At the receiving end, the process reverses — de-encapsulation. The Link layer strips the Ethernet frame, the Internet layer strips the IP header, the Transport layer strips the TCP header and reassembles segments in order, and the Application layer receives the original HTTP data. Each layer only reads and removes the header added at its own level; the layers above are opaque to it.

Frequently Asked Questions

What are the 4 layers of the TCP/IP model?

From top to bottom: Application (HTTP, DNS, SMTP, SSH), Transport (TCP, UDP), Internet (IP, ICMP), and Link (Ethernet, Wi-Fi). Each layer encapsulates the one above it when sending and strips its header when receiving.

How does TCP/IP differ from OSI?

TCP/IP has 4 layers; OSI has 7. TCP/IP's Link layer combines OSI's Physical and Data Link layers. TCP/IP's Application layer combines OSI's Session, Presentation, and Application layers. TCP/IP was built alongside real protocols; OSI was a theoretical framework.

What layer is IP at in TCP/IP?

IP operates at the Internet layer of the TCP/IP model — the second layer from the bottom, corresponding to OSI Layer 3. It handles logical addressing and packet routing between networks.

What is encapsulation in networking?

Encapsulation is wrapping data with headers as it moves down the protocol stack.
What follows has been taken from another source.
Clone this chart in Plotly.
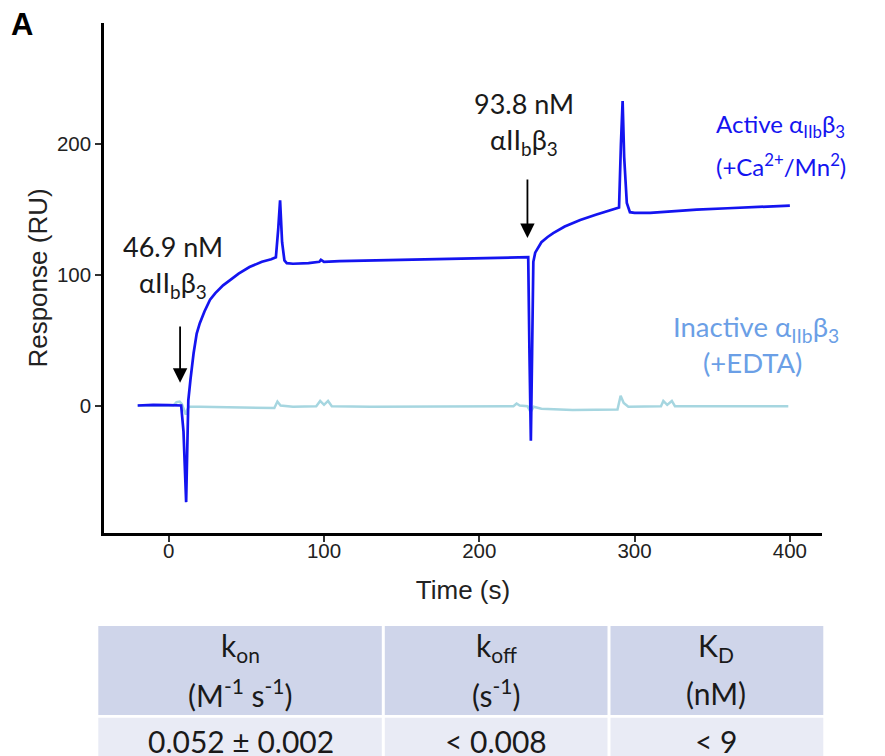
import plotly.graph_objects as go

# ---------------- data ----------------
active_time = [-20, -10, 0, 5, 8, 9.5, 10.5, 11.2, 11.8, 12.6, 14, 16, 18, 20, 23, 26.6, 30, 35, 39.5,
               45, 52, 60, 66, 69, 70.5, 71.7, 73, 74.5, 76, 80, 90, 97, 98, 100, 110, 130, 150,
               170, 200, 225, 231.5, 232.3, 233.2, 234, 234.8, 236, 238, 240, 244, 247.6, 255,
               265, 275, 283, 290, 291.2, 292.3, 293.3, 295, 297, 300, 310, 320, 340, 360, 380, 400]
active_ru = [0, 0.5, 0.3, 0, 0, -20, -60, -74, -40, 4, 20, 40, 55, 63, 72, 81, 86, 92, 96,
             101, 106, 110, 112, 113.5, 135, 157, 125, 111, 109, 108.5, 109, 110, 111.5, 110, 110.5, 111, 112,
             112.5, 113, 113.5, 113.5, 40, -27, 40, 110, 117, 121.6, 125, 129, 132, 137,
             142, 146, 149, 151.5, 200, 233, 190, 155, 148, 147.5, 147.5, 148.5, 150, 151, 152, 153]

inactive_time = [-20, 3, 5, 7, 8.5, 10, 11, 12, 13, 20, 40, 60, 68, 70, 72, 80, 95, 97.5, 100, 102.6,
                 105, 130, 160, 200, 222, 224, 226, 231, 233, 235, 240, 260, 280, 289, 291, 293,
                 296, 310, 317, 318.5, 321, 324, 326, 340, 370, 399]
inactive_ru = [0, 0, 2.5, 3, 1, -3, -7, -3, -1, -1, -1.5, -2, -2, 3, 0, -1, -0.5, 3.5, 0.5, 3.5,
               -0.5, -1, -1, -0.5, -0.5, 1.5, 0, -0.5, -5, -1, -2.5, -3.5, -3, -3, 7.5, 2,
               -1, -1, -0.5, 3.5, 0.5, 3.5, -0.5, -0.5, -0.5, -0.5]

x_ticks = [0, 100, 200, 300, 400]
y_ticks = [0, 100, 200]

table_headers = ["k<sub>on</sub>", "k<sub>off</sub>", "K<sub>D</sub>"]
table_units = ["(M<sup>-1</sup> s<sup>-1</sup>)", "(s<sup>-1</sup>)", "(nM)"]
table_values = ["0.052 ± 0.002", "&lt; 0.008", "&lt; 9"]

# ---------------- figure ----------------
W, H = 885, 756
OX, OY = 8, 8  # page body margin offset


def px(x):
    return (x - OX) / W


def py(y):
    return 1 - (y - OY) / H


ACTIVE = "#1414f0"
INACTIVE_LINE = "#a6d6e0"
INACTIVE_TEXT = "#6b9fe6"
TXT = "#1a1a1a"
ANN_FONT = "Lato"
AX_FONT = "Liberation Sans"

fig = go.Figure()
fig.add_trace(go.Scatter(x=inactive_time, y=inactive_ru, mode="lines",
                         line=dict(color=INACTIVE_LINE, width=2.5), hoverinfo="skip"))
fig.add_trace(go.Scatter(x=active_time, y=active_ru, mode="lines",
                         line=dict(color=ACTIVE, width=2.7), hoverinfo="skip"))

axis_common = dict(showline=True, linecolor="black", linewidth=2.5, ticks="outside", ticklen=6,
                   tickwidth=2, tickcolor="#333", showgrid=False, zeroline=False, automargin=False,
                   tickfont=dict(family=AX_FONT, size=20.5, color="#222"))

fig.update_layout(
    width=W, height=H, margin=dict(l=0, r=0, t=0, b=0, pad=0),
    plot_bgcolor="white", paper_bgcolor="white", showlegend=False,
    xaxis=dict(domain=[px(104), px(822)], range=[-41.7, 420.7], tickvals=x_ticks,
               ticklabelstandoff=-8,
               title=dict(text="Time (s)", font=dict(family=AX_FONT, size=26, color="#222"), standoff=20),
               **axis_common),
    yaxis=dict(domain=[py(533), py(23)], range=[-97.6, 292.8], tickvals=y_ticks,
               title=dict(text="Response (RU)", font=dict(family=AX_FONT, size=26, color="#222"), standoff=2),
               **axis_common),
)

anns = []
# panel letter
anns.append(dict(xref="paper", yref="paper", x=px(22), y=py(24.5), text="<b>A</b>", showarrow=False,
                 xanchor="center", yanchor="middle", font=dict(family=AX_FONT, size=31, color="black")))


def txt(x, y, text, color=TXT, size=27):
    anns.append(dict(xref="x", yref="y", x=x, y=y, text=text, showarrow=False, xanchor="center",
                     yanchor="middle", font=dict(family=ANN_FONT, size=size, color=color)))


txt(2.8, 122, "46.9 nM")
txt(2.8, 93, "αII<sub>b</sub>β<sub>3</sub>")
txt(228.9, 231, "93.8 nM")
txt(228.9, 202, "αII<sub>b</sub>β<sub>3</sub>")
txt(394, 214, "Active α<sub>IIb</sub>β<sub>3</sub>", color=ACTIVE, size=24)
txt(394, 184, "(+Ca<sup>2+</sup>/Mn<sup>2</sup>)", color=ACTIVE, size=24)
txt(378.5, 58.7, "Inactive α<sub>IIb</sub>β<sub>3</sub>", color=INACTIVE_TEXT, size=27.5)
txt(375.7, 33, "(+EDTA)", color=INACTIVE_TEXT, size=27.5)

# injection arrows
for (xa, ytail, yhead) in [(7.3, 61.7, 17.4), (231, 174.2, 128.3)]:
    anns.append(dict(xref="x", yref="y", x=xa, y=yhead, axref="x", ayref="y", ax=xa, ay=ytail,
                     text="", showarrow=True, arrowhead=2, arrowsize=1.6, arrowwidth=1.8,
                     arrowcolor="black"))

# ---------------- table ----------------
col_edges = [98.3, 383.3, 609, 823.3]
hdr_top, hdr_bot, row_top, row_bot = 626, 715, 717.7, 770
shapes = []
for i in range(3):
    x0 = col_edges[i] + (1.5 if i > 0 else 0)
    x1 = col_edges[i + 1] - (1.5 if i < 2 else 0)
    shapes.append(dict(type="rect", xref="paper", yref="paper", x0=px(x0), x1=px(x1),
                       y0=py(hdr_bot), y1=py(hdr_top), fillcolor="#CFD5EA", line=dict(width=0),
                       layer="below"))
    shapes.append(dict(type="rect", xref="paper", yref="paper", x0=px(x0), x1=px(x1),
                       y0=py(row_bot), y1=py(row_top), fillcolor="#E9EBF5", line=dict(width=0),
                       layer="below"))
    cx = px((col_edges[i] + col_edges[i + 1]) / 2)
    for (yy, t) in [(647, table_headers[i]), (692.5, table_units[i]), (741, table_values[i])]:
        anns.append(dict(xref="paper", yref="paper", x=cx, y=py(yy), text=t, showarrow=False,
                         xanchor="center", yanchor="middle",
                         font=dict(family=ANN_FONT, size=30, color=TXT)))

fig.update_layout(annotations=anns, shapes=shapes)
fig.write_html("out.html")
Each layer adds its own header — TCP adds a transport header, IP adds a network header, Ethernet adds a frame header. The receiving side strips each header at the corresponding layer.

Which model do real networks use?

Real networks use the TCP/IP model. OSI is a conceptual reference framework used for education and troubleshooting, but all actual internet protocols are defined and implemented according to the TCP/IP architecture documented in IETF RFCs.

What is the link layer in TCP/IP?

The Link layer is the bottom layer of TCP/IP, handling physical transmission on a specific network medium. It combines OSI Layers 1 and 2, dealing with MAC addresses, framing, and the physical characteristics of Ethernet, Wi-Fi, fiber, and other transmission technologies.